I am often amazed at how different our members' opinions are, and how passionate some are about their opinions. It is no surprise that there are differences of opinion about virtually everything that CSI, its members, and its leaders do, and it is no surprise that some of those differences cannot be reconciled. Fortunately, most members, in most cases, are willing to discuss their differences, make decisions, and move on.

I understand the passion, and I want to make it clear that until proven otherwise, I believe that all members truly feel they are acting in the best interest of CSI, even when they don't agree. But because of these divergent and often contradictory opinions, our leaders will never make everyone happy all the time.

A thread common to many of the debates is communication. For every contentious issue there is almost always a claim that our leaders don't listen to the members. Leaders at all levels are accused of ignoring the members, doing what they want regardless of what the members say, having "hidden agendas", and engaging in various other nefarious activities. When those accusations are made, my first question is, "To what end?"

In the big picture, serving as an Institute officer isn't a big deal. I doubt that any CSI president ever went to a fancy restaurant and was immediately greeted with, "How are you, Mr. President? We weren't expecting you this evening, so please forgive us for seating someone less important at your usual table. If you give us just a moment we'll move them to the table by the kitchen."

Our presidency is a one-year job, hardly long enough to get anything done, let alone a major restructuring for personal gain. Outside of CSI, it means little. Within CSI, it means years of long hours and time away from home for no pay, being responsible for everything that doesn't go the way every member wants, getting little credit for what does work, and a nice medal. It is generally not all that beneficial for one's career; few have been promoted because of service to CSI. To the contrary, more than one president has lost a job due at least in part to the time spent on CSI activities.

In any large group there is a tendency toward an "us and them" feeling. Those who make decisions are seen as self-serving, elitist snobs who don't care about the people at the bottom, interested only in becoming rich or famous. When decision makers are paid, that can happen. However, when the leaders are unpaid volunteers, a claim that they are up to no good needs substantiation and an explanation of how they will benefit.

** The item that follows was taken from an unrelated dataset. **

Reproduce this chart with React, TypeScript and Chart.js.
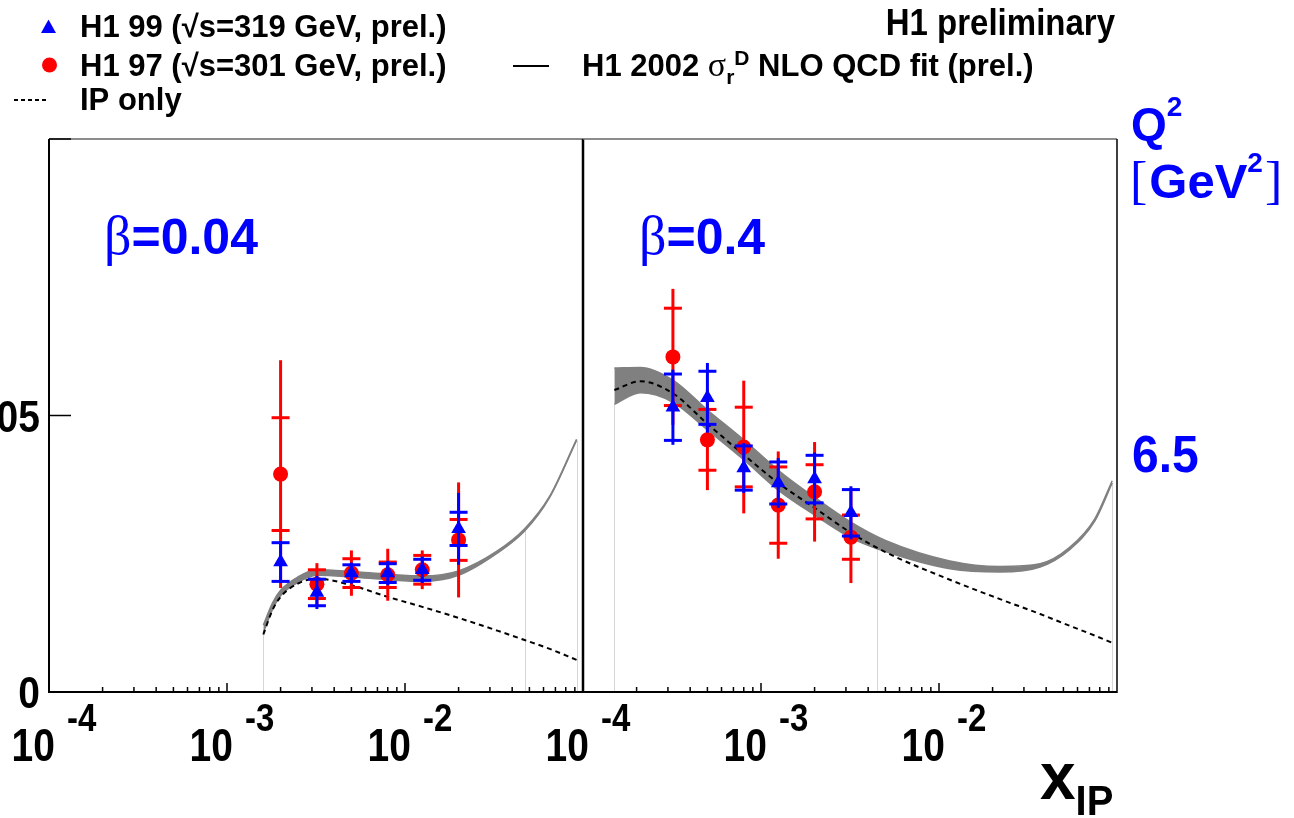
import React, { useEffect, useRef } from "react";
import { Chart, registerables } from "chart.js";

Chart.register(...registerables);

// ---------------- data: beta = 0.04 (left panel) ----------------
const xDataLeft = [0.002, 0.0032, 0.005, 0.008, 0.0125, 0.02];
const h197Left = [0.0394, 0.0195, 0.0215, 0.0212, 0.0221, 0.0275];
const h197LeftStat = [0.0102, 0.0026, 0.0026, 0.0023, 0.0026, 0.0037];
const h197LeftTot = [0.0206, 0.0038, 0.0041, 0.0047, 0.0035, 0.0104];
const h199Left = [0.0235, 0.018, 0.0215, 0.0215, 0.0221, 0.0295];
const h199LeftStat = [0.0035, 0.0024, 0.0015, 0.0017, 0.0019, 0.003];
const h199LeftTot = [0.0038, 0.003, 0.0019, 0.0022, 0.0024, 0.0065];

const xFitLeft = [0.0016, 0.0018, 0.002, 0.0025, 0.0032, 0.005, 0.008, 0.0125, 0.02, 0.033, 0.047, 0.065, 0.092];
const fitUpLeft = [0.0121, 0.0161, 0.0184, 0.0208, 0.0221, 0.0218, 0.0213, 0.021, 0.0219, 0.0255, 0.0295, 0.0354, 0.0457];
const fitLowLeft = [0.0107, 0.0149, 0.0174, 0.0198, 0.0211, 0.0208, 0.0203, 0.02, 0.0211, 0.0251, 0.0291, 0.0352, 0.0455];
const ipOnlyLeft = [0.0104, 0.0148, 0.0172, 0.0196, 0.0205, 0.0193, 0.0172, 0.0154, 0.0134, 0.0111, 0.0094, 0.0078, 0.0058];
const dropXLeft = [0.0016, 0.047, 0.092];
const dropYLeft = [0.0107, 0.0291, 0.0455];

// ---------------- data: beta = 0.4 (right panel) ----------------
const xDataRight = [0.00032, 0.0005, 0.0008, 0.00125, 0.002, 0.0032];
const h197Right = [0.0606, 0.0456, 0.0443, 0.0338, 0.0362, 0.028];
const h197RightStat = [0.0088, 0.0055, 0.0072, 0.0069, 0.0049, 0.004];
const h197RightTot = [0.0123, 0.0091, 0.012, 0.0097, 0.009, 0.0083];
const h199Right = [0.0515, 0.0532, 0.0405, 0.0378, 0.0385, 0.0324];
const h199RightStat = [0.006, 0.0048, 0.004, 0.0038, 0.0043, 0.0042];
const h199RightTot = [0.0068, 0.0063, 0.0045, 0.0045, 0.0048, 0.0048];

const xFitRight = [0.00015, 0.00021, 0.00032, 0.0005, 0.0008, 0.00125, 0.002, 0.0032, 0.005, 0.0115, 0.022, 0.037, 0.054, 0.075, 0.094];
const fitUpRight = [0.0586, 0.0587, 0.0564, 0.051, 0.0456, 0.0401, 0.0352, 0.0307, 0.0274, 0.0237, 0.0227, 0.0232, 0.0261, 0.0313, 0.0382];
const fitLowRight = [0.052, 0.0541, 0.0524, 0.0474, 0.042, 0.0365, 0.032, 0.0279, 0.0254, 0.0223, 0.0217, 0.0226, 0.0257, 0.0309, 0.0378];
const ipOnlyRight = [0.0546, 0.0562, 0.054, 0.0485, 0.0429, 0.0378, 0.0333, 0.0288, 0.0253, 0.0203, 0.0168, 0.0141, 0.012, 0.0102, 0.0089];
const dropXRight = [0.00015, 0.0045, 0.094];
const dropYRight = [0.052, 0.0258, 0.0378];

// ---------------- axes / labels ----------------
const xMin = 1e-4;
const xMax = 1e-1;
const yMin = 0;
const yMax = 0.1;
const xLabelExponents = [-4, -3, -2];
const yTickValues = [0, 0.05, 0.1];
const yTickLabels = ["0", "0.05", ""];
const betaLeft = "0.04";
const betaRight = "0.4";
const q2Value = "6.5";
const legendH199 = "H1 99 (\u221As=319 GeV, prel.)";
const legendH197 = "H1 97 (\u221As=301 GeV, prel.)";
const legendIP = "IP only";
const titleText = "H1 preliminary";

// ---------------- layout ----------------
const W = 1294;
const H = 818;
const TOP = 139;
const BOTTOM = 692;
const SANS = '"Liberation Sans", Arial, Helvetica, sans-serif';
const SERIF = '"Liberation Serif", "Times New Roman", serif';
const RED = "#ff0000";
const BLUE = "#0000ff";
const GREY = "#808080";

type Run = { t: string; f: string; dy?: number; dx?: number };

function drawRuns(ctx: CanvasRenderingContext2D, runs: Run[], x: number, y: number, color: string, align = "left", sy = 1) {
  let total = 0;
  for (const r of runs) {
    ctx.font = r.f;
    total += ctx.measureText(r.t).width + (r.dx || 0);
  }
  let cx = align === "right" ? x - total : align === "center" ? x - total / 2 : x;
  ctx.save();
  ctx.translate(0, y);
  ctx.scale(1, sy);
  ctx.fillStyle = color;
  ctx.textAlign = "left";
  ctx.textBaseline = "alphabetic";
  for (const r of runs) {
    ctx.font = r.f;
    cx += r.dx || 0;
    ctx.fillText(r.t, cx, (r.dy || 0) / sy);
    cx += ctx.measureText(r.t).width;
  }
  ctx.restore();
}

function line(ctx: CanvasRenderingContext2D, x1: number, y1: number, x2: number, y2: number) {
  ctx.beginPath();
  ctx.moveTo(x1, y1);
  ctx.lineTo(x2, y2);
  ctx.stroke();
}

type Spec = {
  id: string;
  padLeft: number;
  padRight: number;
  isLeft: boolean;
  xData: number[];
  red: number[];
  redStat: number[];
  redTot: number[];
  blue: number[];
  blueStat: number[];
  blueTot: number[];
  xFit: number[];
  fitUp: number[];
  fitLow: number[];
  ip: number[];
  dropX: number[];
  dropY: number[];
  beta: string;
};

function drawGlobal(ctx: CanvasRenderingContext2D) {
  const B = (s: number) => `bold ${s}px ${SANS}`;
  ctx.save();
  // legend
  ctx.fillStyle = BLUE;
  ctx.beginPath();
  ctx.moveTo(48.5, 19.5);
  ctx.lineTo(56, 33);
  ctx.lineTo(41, 33);
  ctx.closePath();
  ctx.fill();
  drawRuns(ctx, [{ t: legendH199, f: B(31) }], 80, 37, "#000");
  ctx.fillStyle = RED;
  ctx.beginPath();
  ctx.arc(49.5, 65, 7.5, 0, Math.PI * 2);
  ctx.fill();
  drawRuns(ctx, [{ t: legendH197, f: B(31) }], 80, 76, "#000");
  ctx.strokeStyle = "#000";
  ctx.lineWidth = 2;
  ctx.setLineDash([4, 3]);
  line(ctx, 14, 100, 48, 100);
  ctx.setLineDash([]);
  drawRuns(ctx, [{ t: legendIP, f: B(31) }], 80, 110, "#000");
  line(ctx, 513, 66, 549, 66);
  drawRuns(
    ctx,
    [
      { t: "H1 2002 ", f: B(31) },
      { t: "\u03c3", f: `34px ${SERIF}` },
      { t: "r", f: B(21), dy: 8 },
      { t: "D", f: B(21), dy: -11 },
      { t: " NLO QCD fit (prel.)", f: B(31) },
    ],
    582,
    76,
    "#000"
  );
  drawRuns(ctx, [{ t: titleText, f: B(33) }], 1115, 35, "#000", "right", 1.12);
  // Q^2 [GeV^2]
  drawRuns(ctx, [{ t: "Q", f: B(46) }, { t: "2", f: B(28), dy: -24 }], 1131, 140, BLUE);
  drawRuns(
    ctx,
    [
      { t: "[", f: `52px ${SERIF}` },
      { t: "GeV", f: B(49), dx: 2 },
      { t: "2", f: B(28), dy: -26 },
      { t: "]", f: `52px ${SERIF}`, dx: 2 },
    ],
    1130,
    198,
    BLUE
  );
  drawRuns(ctx, [{ t: q2Value, f: B(48) }], 1132, 472, BLUE, "left", 1.08);
  // x_IP
  drawRuns(ctx, [{ t: "x", f: B(64) }, { t: "IP", f: B(40), dy: 16 }], 1040, 799, "#000", "left", 1.05);
  ctx.restore();
}

function makePlugin(p: Spec) {
  return {
    id: "h1panel" + p.id,
    beforeDatasetsDraw(chart: any) {
      const { ctx, scales } = chart;
      const x = scales.x;
      const y = scales.y;
      ctx.save();
      ctx.strokeStyle = "#d6d6d6";
      ctx.lineWidth = 1;
      p.dropX.forEach((xv, i) => {
        const px = Math.round(x.getPixelForValue(xv)) + 0.5;
        line(ctx, px, y.getPixelForValue(p.dropY[i]), px, y.getPixelForValue(0));
      });
      ctx.restore();
    },
    beforeDatasetDraw(chart: any, args: any) {
      const ds: any = chart.data.datasets[args.index];
      if (!ds.errTot) return;
      const { ctx, chartArea, scales } = chart;
      const x = scales.x;
      const y = scales.y;
      ctx.save();
      ctx.beginPath();
      ctx.rect(chartArea.left, chartArea.top, chartArea.right - chartArea.left, chartArea.bottom - chartArea.top);
      ctx.clip();
      ctx.strokeStyle = ds.backgroundColor;
      ctx.lineWidth = 3;
      ds.data.forEach((pt: any, i: number) => {
        const px = x.getPixelForValue(pt.x);
        line(ctx, px, y.getPixelForValue(pt.y + ds.errTot[i]), px, y.getPixelForValue(pt.y - ds.errTot[i]));
        [pt.y + ds.errStat[i], pt.y - ds.errStat[i]].forEach((v) => {
          const py = y.getPixelForValue(v);
          line(ctx, px - 9, py, px + 9, py);
        });
      });
      ctx.restore();
    },
    afterDraw(chart: any) {
      const { ctx, chartArea, scales } = chart;
      const x = scales.x;
      const y = scales.y;
      const L = chartArea.left;
      const R = chartArea.right;
      const T = chartArea.top;
      const Bt = chartArea.bottom;
      ctx.save();
      // frame
      ctx.strokeStyle = "#666";
      ctx.lineWidth = 1.5;
      line(ctx, L, T, R, T);
      ctx.strokeStyle = "#000";
      ctx.lineWidth = 2;
      line(ctx, L - 1, Bt, R, Bt);
      if (p.isLeft) {
        line(ctx, L, T, L, Bt + 1);
        ctx.lineWidth = 2.5;
        line(ctx, R, T, R, Bt + 1);
      } else {
        ctx.lineWidth = 1.5;
        line(ctx, R, T, R, Bt + 1);
      }
      // x ticks
      ctx.lineWidth = 1.5;
      for (let d = -4; d <= -1; d++) {
        for (let m = 1; m <= 9; m++) {
          const v = m * Math.pow(10, d);
          if (v < xMin * 0.999 || v > xMax * 1.001) continue;
          const px = x.getPixelForValue(v);
          if (px <= L + 1 || px >= R - 1) continue;
          line(ctx, px, Bt, px, Bt - (m === 1 ? 9 : 5));
        }
      }
      // x labels
      xLabelExponents.forEach((e) => {
        const px = x.getPixelForValue(Math.pow(10, e));
        drawRuns(ctx, [{ t: "10", f: `bold 39px ${SANS}` }], px + 6, 761, "#000", "right", 1.2);
        drawRuns(ctx, [{ t: String(e), f: `bold 33px ${SANS}` }], px + 18, 731, "#000", "left", 1.2);
      });
      // y ticks + labels (left only)
      if (p.isLeft) {
        ctx.lineWidth = 1.5;
        yTickValues.forEach((v, i) => {
          const py = y.getPixelForValue(v);
          line(ctx, L, py, L + 22, py);
          if (yTickLabels[i]) drawRuns(ctx, [{ t: yTickLabels[i], f: `bold 39px ${SANS}` }], 40, py + 16, "#000", "right", 1.15);
        });
      }
      // beta label
      const bx = p.isLeft ? 104 : 639;
      drawRuns(
        ctx,
        [
          { t: "\u03b2", f: `54px ${SERIF}` },
          { t: "=" + p.beta, f: `bold 50px ${SANS}` },
        ],
        bx,
        254,
        BLUE
      );
      if (!p.isLeft) drawGlobal(ctx);
      ctx.restore();
    },
  };
}

function buildConfig(p: Spec): any {
  const pts = (xs: number[], ys: number[]) => xs.map((xv, i) => ({ x: xv, y: ys[i] }));
  return {
    type: "line",
    data: {
      datasets: [
        {
          label: "fit up",
          data: pts(p.xFit, p.fitUp),
          borderColor: GREY,
          borderWidth: 1.5,
          pointRadius: 0,
          cubicInterpolationMode: "monotone",
          fill: false,
          order: 5,
        },
        {
          label: "H1 2002 fit",
          data: pts(p.xFit, p.fitLow),
          borderColor: GREY,
          backgroundColor: GREY,
          borderWidth: 1.5,
          pointRadius: 0,
          cubicInterpolationMode: "monotone",
          fill: "-1",
          order: 4,
        },
        {
          label: "IP only",
          data: pts(p.xFit, p.ip),
          borderColor: "#000",
          borderWidth: 2,
          borderDash: [5, 4],
          pointRadius: 0,
          cubicInterpolationMode: "monotone",
          fill: false,
          order: 3,
        },
        {
          label: "H1 97",
          data: pts(p.xData, p.red),
          showLine: false,
          pointStyle: "circle",
          pointRadius: 7.5,
          pointBorderWidth: 0,
          backgroundColor: RED,
          borderColor: RED,
          errStat: p.redStat,
          errTot: p.redTot,
          order: 2,
        },
        {
          label: "H1 99",
          data: pts(p.xData, p.blue),
          showLine: false,
          pointStyle: "triangle",
          pointRadius: 8.5,
          pointBorderWidth: 0,
          backgroundColor: BLUE,
          borderColor: BLUE,
          errStat: p.blueStat,
          errTot: p.blueTot,
          order: 1,
        },
      ],
    },
    options: {
      responsive: false,
      animation: false,
      devicePixelRatio: 1,
      events: [],
      layout: { padding: { left: p.padLeft, right: p.padRight, top: TOP, bottom: H - BOTTOM } },
      plugins: { legend: { display: false }, tooltip: { enabled: false } },
      scales: {
        x: { type: "logarithmic", min: xMin, max: xMax, display: false },
        y: { type: "linear", min: yMin, max: yMax, display: false },
      },
    },
    plugins: [makePlugin(p)],
  };
}

const leftSpec: Spec = {
  id: "L",
  padLeft: 49,
  padRight: W - 583,
  isLeft: true,
  xData: xDataLeft,
  red: h197Left,
  redStat: h197LeftStat,
  redTot: h197LeftTot,
  blue: h199Left,
  blueStat: h199LeftStat,
  blueTot: h199LeftTot,
  xFit: xFitLeft,
  fitUp: fitUpLeft,
  fitLow: fitLowLeft,
  ip: ipOnlyLeft,
  dropX: dropXLeft,
  dropY: dropYLeft,
  beta: betaLeft,
};

const rightSpec: Spec = {
  id: "R",
  padLeft: 583,
  padRight: W - 1117,
  isLeft: false,
  xData: xDataRight,
  red: h197Right,
  redStat: h197RightStat,
  redTot: h197RightTot,
  blue: h199Right,
  blueStat: h199RightStat,
  blueTot: h199RightTot,
  xFit: xFitRight,
  fitUp: fitUpRight,
  fitLow: fitLowRight,
  ip: ipOnlyRight,
  dropX: dropXRight,
  dropY: dropYRight,
  beta: betaRight,
};

export default function App() {
  const leftRef = useRef<HTMLCanvasElement>(null);
  const rightRef = useRef<HTMLCanvasElement>(null);
  useEffect(() => {
    const c1 = new Chart(leftRef.current as HTMLCanvasElement, buildConfig(leftSpec));
    const c2 = new Chart(rightRef.current as HTMLCanvasElement, buildConfig(rightSpec));
    return () => {
      c1.destroy();
      c2.destroy();
    };
  }, []);
  const cs: React.CSSProperties = { position: "absolute", left: 0, top: 0, width: W, height: H };
  return (
    <div style={{ position: "absolute", left: 0, top: 0, width: W, height: H, background: "#fff", overflow: "hidden" }}>
      <canvas ref={leftRef} width={W} height={H} style={cs} />
      <canvas ref={rightRef} width={W} height={H} style={cs} />
    </div>
  );
}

Our leaders are elected in the belief that they will act on behalf of the members in the best interest of the organization. Everything I have seen tells me that is exactly what happens. The fact that officers or boards of directors do not follow members' suggestions does not mean they aren't listening; it means they considered other information when making their decision. When they do not respond to every call and e-mail, it doesn't mean they are ignoring members; it means they do not have the staff our public officials have or the time to respond individually to every request. And when they do refuse to comment, remember that some things, especially those related to personnel issues, are and must be confidential.

We do have a communication problem. Despite the countless articles written for the Construction Specifier, the CSI Leader, NewsDigest, region and chapter newsletters, websites, and direct e-mails, we still don't explain as well as we could what is happening and why. We must try to do better

I trust that any officer will listen to members and consider their opinions, especially if they are well-defined and supported, so if you have a question or a suggestion, don't keep it secret - contact the appropriate officer or committee chair. Our officers do want to know what the members have to say.